London: The United Kingdom's information regulator said on Tuesday that it had issued a 12.7 million pound (almost $16 million) fine to Chinese company-owned video sharing app TikTok for its violations of data protection legislation, including by the provision of services to children under the age of 13 and processing their data without parental consent.

"The Information Commissioner’s Office (ICO) has issued a £12,700,000 fine to TikTok Information Technologies UK Limited and TikTok Inc (TikTok) for a number of breaches of data protection law ... The ICO estimates that TikTok allowed up to 1.4 million UK children under 13 to use its platform in 2020, despite its own rules not allowing children that age to create an account," the statement said.

UK data protection law obliges organizations using personal data of children under 13 to get the consent of their parents or other legal representatives, the statement read.
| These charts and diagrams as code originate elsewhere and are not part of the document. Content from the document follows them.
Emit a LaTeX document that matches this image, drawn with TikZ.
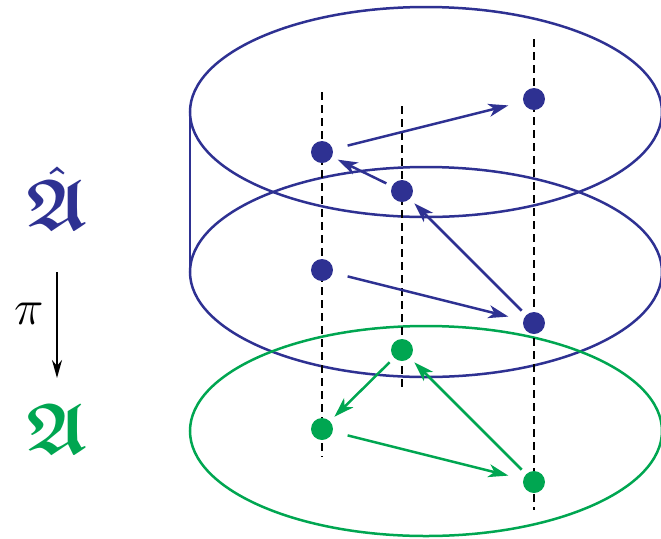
\documentclass[tikz,border=0pt]{standalone}
\usepackage{amsmath,amssymb}
\usepackage{tikz}
\usetikzlibrary{arrows.meta}
\definecolor{SheetBlue}{HTML}{2E3192}
\definecolor{BaseGreen}{HTML}{00A651}

\tikzset{
  sheetdot/.style={circle, fill=#1, inner sep=0pt, minimum size=11pt},
  lift/.style={-{Stealth[length=10pt,width=6.5pt,inset=2.8pt]}, #1, line width=1.25pt, shorten <=3pt, shorten >=3pt},
  fiber/.style={dash pattern=on 4pt off 2.5pt, line width=1.2pt},
  sheet/.style={#1, line width=1.25pt}
}

\begin{document}
\begin{tikzpicture}[x=0.5pt, y=-0.5pt]
\useasboundingbox (0,0) rectangle (661,538);

% Sheets of the cover (blue) and the base (green)
\draw[sheet=SheetBlue] (426,112) ellipse [x radius=236, y radius=105];
\draw[sheet=SheetBlue] (426,272) ellipse [x radius=236, y radius=105];
\draw[sheet=SheetBlue] (190,112) -- (190,272);
\draw[sheet=BaseGreen] (426,431) ellipse [x radius=236, y radius=105];

% Fibres over the base points
\foreach \x/\ya/\yb in {322/92/457, 402/106/391, 534/39/510}
  \draw[fiber] (\x,\ya) -- (\x,\yb);

% Points upstairs
\node[sheetdot=SheetBlue] (L1) at (322,152) {};
\node[sheetdot=SheetBlue] (L2) at (322,270) {};
\node[sheetdot=SheetBlue] (M1) at (402,191) {};
\node[sheetdot=SheetBlue] (R1) at (534,99) {};
\node[sheetdot=SheetBlue] (R2) at (534,323) {};

% Points downstairs
\node[sheetdot=BaseGreen] (gL) at (322,429) {};
\node[sheetdot=BaseGreen] (gM) at (402,350) {};
\node[sheetdot=BaseGreen] (gR) at (534,482) {};

% Arrows upstairs
\draw[lift=SheetBlue, shorten <=7.5pt, shorten >=7.5pt] (L1) -- (R1);
\draw[lift=SheetBlue] (M1) -- (L1);
\draw[lift=SheetBlue] (R2) -- (M1);
\draw[lift=SheetBlue, shorten <=7.5pt, shorten >=7.5pt] (L2) -- (R2);

% Arrows downstairs
\draw[lift=BaseGreen] (gM) -- (gL);
\draw[lift=BaseGreen, shorten <=7.5pt, shorten >=7.5pt] (gL) -- (gR);
\draw[lift=BaseGreen] (gR) -- (gM);

% Projection
\node[text=SheetBlue, font=\fontsize{36}{42}\selectfont] (Ahat) at (57,198) {$\boldsymbol{\hat{\mathfrak{A}}}$};
\node[text=BaseGreen, font=\fontsize{36}{42}\selectfont] (A) at (57,429) {$\boldsymbol{\mathfrak{A}}$};
\draw[-{Stealth[length=9pt,width=5pt]}, line width=0.9pt, shorten <=37pt, shorten >=25.5pt] (Ahat.center) -- (A.center)
  node[midway, left=3pt, font=\fontsize{28}{32}\selectfont] {$\pi$};
\end{tikzpicture}
\end{document}
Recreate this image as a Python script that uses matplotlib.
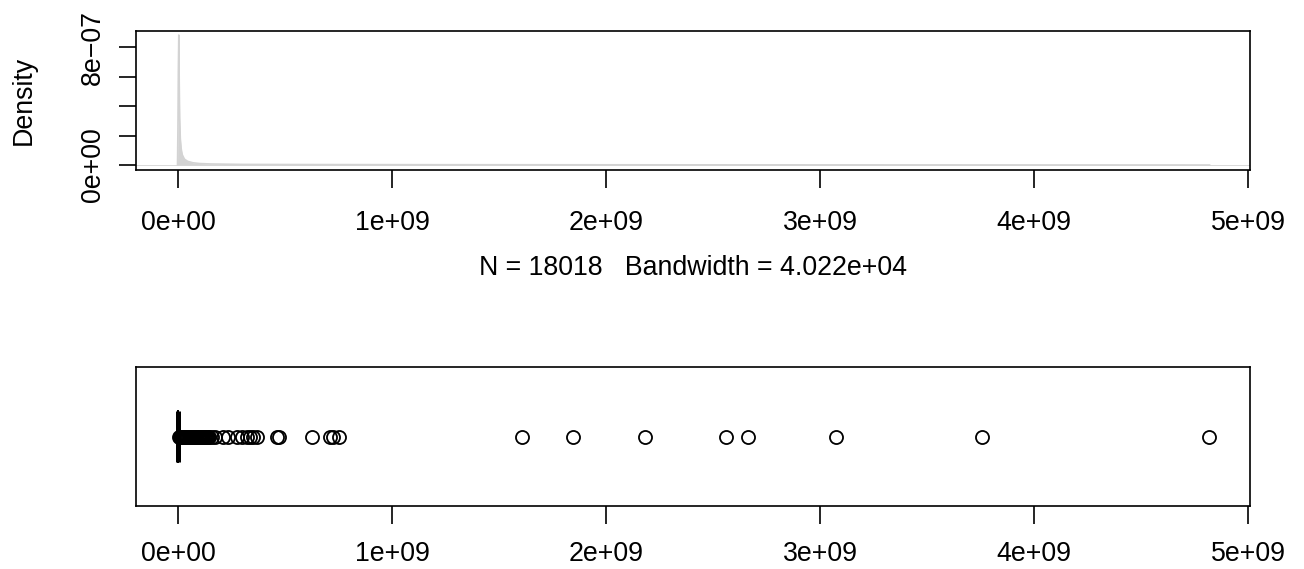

However, TikTok failed to do that and did not conduct the necessary checks in order to identify underage users and remove them from the platform, where they might be exposed to inappropriate content, the ICO added.

As a result, the platform collected and processed the children's personal data, which made it possible to deliver potentially harmful content to them.

The situation is not the first high-profile controversy featuring the Chinese video hosting service in recent times. Over the past months, more than half of US states, the United Kingdom, Canada, New Zealand, the European Commission, the European Parliament, and the Council of the European Union have prohibited TikTok access from government devices due to security concerns about user data being accessed by the Chinese government.

In addition, the United States House Committee on Foreign Affairs has approved a bill that could allow the US government to ban TikTok or any other foreign app if they are believed to be a threat to national security.

In its turn, in February, China criticized the idea of prohibiting the app, saying that the ban imposed by the US government was an act of misusing the concept of national security and abusing state power in order to suppress a foreign company.

In the beginning of March, Beijing said that the EU bans undermined faith in the European market.